Sums of Frames from the Weyl--Heisenberg Group and Applications to Frame Algorithm
Divya Jindal, Jyoti, Lalit Kumar Vashisht
TL;DR
The paper studies sums of Weyl-Heisenberg (Gabor) frames in $L^2(R)$ and derives explicit, verifiable conditions under which finite or infinite sums remain frames with bounds determined by constituent frame bounds and scalar coefficients. It proves a finite-sum sufficiency condition with lower/upper bounds $\left( \sum_{i=1}^k |c_i|^2 A_i - 2 \sum_{i \neq j} |c_i c_j| \sqrt{B_i B_j} \right)$ and $k \sum_{i=1}^k |c_i|^2 B_i$, and shows that the sum of a frame and its dual is always a frame with bounds $A_1+A_2+2$ and $B_1+B_2+2$. Extensions cover sums of images under bounded linear operators with explicit lower bounds $A_1 m_1^2 + A_2 m_2^2 - 2\sqrt{B_1 B_2}\|\Theta_1\|\|\Theta_2\|$, as well as perturbed sums. The authors further demonstrate that the resulting frame bounds can reduce the width $\Delta = (B-A)/(B+A)$, thereby speeding up convergence in the frame algorithm, with concrete examples illustrating improved approximation rates and stability implications.
Abstract
The relationship between the frame bounds of frames (Gabor) for the space $L^2(\mathbb{R})$ with several generators from the Weyl-Heisenberg group and the scalars linked to the sum of frames is examined in this paper.
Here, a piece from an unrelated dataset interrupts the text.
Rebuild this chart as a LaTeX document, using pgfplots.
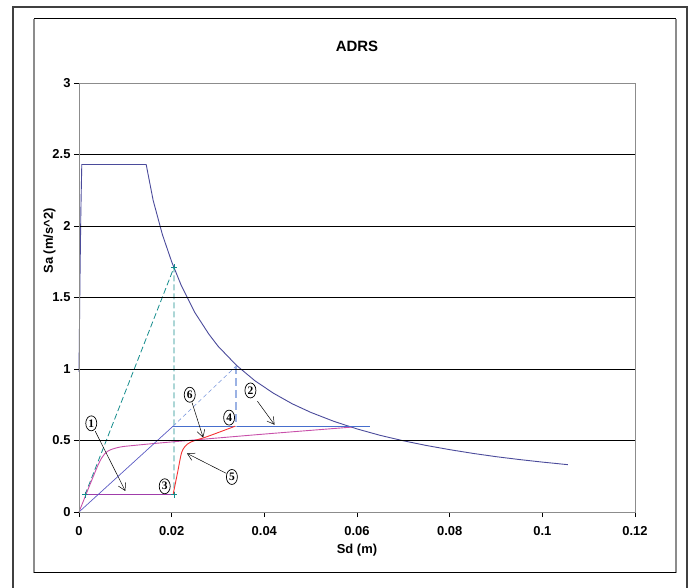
\documentclass[border=0pt]{standalone}
\usepackage{fontspec}
\setmainfont{Liberation Sans}
\newfontfamily\numfont{Liberation Serif}
\usepackage{pgfplots}
\pgfplotsset{compat=1.18}
\usetikzlibrary{arrows.meta,shapes.geometric}

\definecolor{demand}{RGB}{75,75,155}
\definecolor{capblue}{RGB}{70,110,205}
\definecolor{diagblue}{RGB}{90,90,195}
\definecolor{dashblue}{RGB}{120,150,220}
\definecolor{vdashblue}{RGB}{155,178,228}
\definecolor{magline}{RGB}{200,80,170}
\definecolor{purpline}{RGB}{160,60,170}
\definecolor{redline}{RGB}{245,50,50}
\definecolor{tealline}{RGB}{20,140,140}
\definecolor{axgray}{RGB}{140,140,140}

\tikzset{
  num/.style={draw, ellipse, line width=0.7bp, inner sep=0pt, minimum width=11bp, minimum height=15bp,
    font=\numfont\bfseries\fontsize{11.5}{12}\selectfont, fill=white},
  pt/.style={-{Straight Barb[length=7bp,width=8bp]}, line width=0.5bp, black}
}

\begin{document}
\begin{tikzpicture}
\useasboundingbox (0bp,0bp) rectangle (693bp,588bp);
% frames
\draw[line width=1.5bp, black!75] (13bp,-3bp) -- (13bp,581bp) -- (687bp,581bp) -- (687bp,-3bp);
\draw[line width=1.2bp, axgray] (34bp,15bp) -- (34bp,569bp);
\draw[line width=1.2bp, axgray] (676bp,15bp) -- (676bp,569bp);
\draw[line width=1bp, black] (34bp,569bp) -- (676bp,569bp);
\draw[line width=1bp, black] (34bp,15bp) -- (676bp,15bp);

\begin{axis}[
    at={(79bp,76bp)}, anchor=south west,
    scale only axis,
    width=556bp, height=429bp,
    xmin=0, xmax=0.12, ymin=0, ymax=3,
    xtick={0,0.02,0.04,0.06,0.08,0.1,0.12},
    ytick={0,0.5,1,1.5,2,2.5,3},
    scaled x ticks=false,
    /pgf/number format/fixed,
    /pgf/number format/precision=2,
    /pgf/number format/assume math mode=true,
    ticklabel style={font=\bfseries\fontsize{13}{15}\selectfont},
    xticklabel style={yshift=-6bp},
    tick align=outside,
    tick pos=left,
    major tick length=5bp,
    tick style={black, line width=0.6bp},
    axis line style={axgray, line width=0.8bp},
    ymajorgrids,
    major grid style={black, line width=0.8bp},
    axis on top,
    title={ADRS},
    title style={font=\bfseries\fontsize{15}{17}\selectfont, at={(axis description cs:0.5,1.072)}, anchor=center},
    xlabel={Sd (m)},
    ylabel={Sa (m/s\textasciicircum 2)},
    label style={font=\bfseries\fontsize{13}{15}\selectfont},
    xlabel style={at={(axis description cs:0.5,-0.089)}, anchor=center},
    ylabel style={at={(axis description cs:-0.053,0.632)}, anchor=center},
    clip=false,
]
% demand spectrum
\addplot[demand, line width=0.9bp] coordinates {
 (0,0.98) (0.0002,1.6) (0.0004,2.1) (0.0006,2.43) (0.0145,2.43) (0.016,2.18) (0.018,1.94)
 (0.020,1.75) (0.0205,1.71) (0.022,1.59) (0.025,1.395) (0.028,1.245) (0.030,1.16)
 (0.034,1.025) (0.038,0.917) (0.042,0.83) (0.046,0.757) (0.050,0.697) (0.055,0.634)
 (0.060,0.581) (0.065,0.536) (0.070,0.498) (0.075,0.465) (0.080,0.436) (0.085,0.41)
 (0.090,0.387) (0.095,0.367) (0.100,0.349) (0.1055,0.331)
};
% teal dashed triangle
\addplot[tealline, line width=0.8bp, dash pattern=on 6bp off 3bp, mark=+, mark size=3bp,
  mark options={solid, tealline}] coordinates {
 (0.0013,0.12) (0.0205,1.71) (0.0205,0.12)
};
% purple lower horizontal
\addplot[purpline, line width=0.8bp] coordinates {(0.0013,0.12) (0.0205,0.12)};
% magenta capacity curve
\addplot[magline, line width=0.9bp, smooth] coordinates {
 (0,0) (0.0040,0.32) (0.0055,0.405) (0.0068,0.435) (0.0090,0.455) (0.012,0.466)
 (0.020,0.49) (0.040,0.545) (0.059,0.594)
};
% blue bilinear
\addplot[diagblue, line width=0.7bp] coordinates {(0,0) (0.0203,0.6)};
\addplot[capblue, line width=0.8bp] coordinates {(0.0203,0.6) (0.0629,0.6)};
% blue dashed
\addplot[dashblue, line width=0.6bp, dash pattern=on 4bp off 3bp] coordinates {(0.0203,0.6) (0.0339,1.02)};
\addplot[vdashblue, line width=1.3bp, dash pattern=on 8bp off 4bp] coordinates {(0.0339,1.02) (0.0339,0.6)};
% red curve
\addplot[redline, line width=0.9bp, smooth] coordinates {
 (0.0203,0.12) (0.0213,0.28) (0.0222,0.42) (0.0234,0.475) (0.0250,0.5) (0.0272,0.522)
 (0.0300,0.555) (0.0337,0.6)
};
% annotations
\draw[pt] (axis cs:0.0035,0.565) -- (axis cs:0.0100,0.147);
\draw[pt] (axis cs:0.0385,0.775) -- (axis cs:0.0422,0.61);
\draw[pt] (axis cs:0.0318,0.27) -- (axis cs:0.0233,0.41);
\draw[pt] (axis cs:0.0244,0.765) -- (axis cs:0.0268,0.52);
\node[num] at (axis cs:0.00265,0.62) {1};
\node[num] at (axis cs:0.0370,0.85) {2};
\node[num] at (axis cs:0.0185,0.18) {3};
\node[num] at (axis cs:0.0324,0.66) {4};
\node[num] at (axis cs:0.0330,0.245) {5};
\node[num] at (axis cs:0.0239,0.82) {6};
\end{axis}
\end{tikzpicture}
\end{document}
We give sufficient conditions for the finite sum of frames of the space $L^2(\mathbb{R})$ from the Weyl-Heisenberg group, with explicit frame bounds, in terms of frame bounds and scalars involved in the finite sum of frames, to be a frame for $L^2(\mathbb{R})$. It is shown that if a series of square roots of upper frame bounds of countably infinite frames from the Weyl-Heisenberg group is convergent and some lower frame bound majorizes the sum of all other frame bounds, then the infinite sum of frames for $L^2(\mathbb{R})$ space turns out to be a frame for the space $L^2(\mathbb{R})$. We show that the sum of frames from the Weyl-Heisenberg group and its dual frame always constitutes a frame. We provide sufficient conditions for the sum of images of frames under bounded linear operators acting on $L^2(\mathbb{R})$ in terms of lower bounds of their Hilbert adjoint operator to be a frame. The finite sum of frames where frames are perturbed by bounded sequences of scalars is also discussed. As an application of the results, we show that the frame bounds of sums of frames can increase the rate of approximation in the frame algorithm. Our results are true for all types of frames.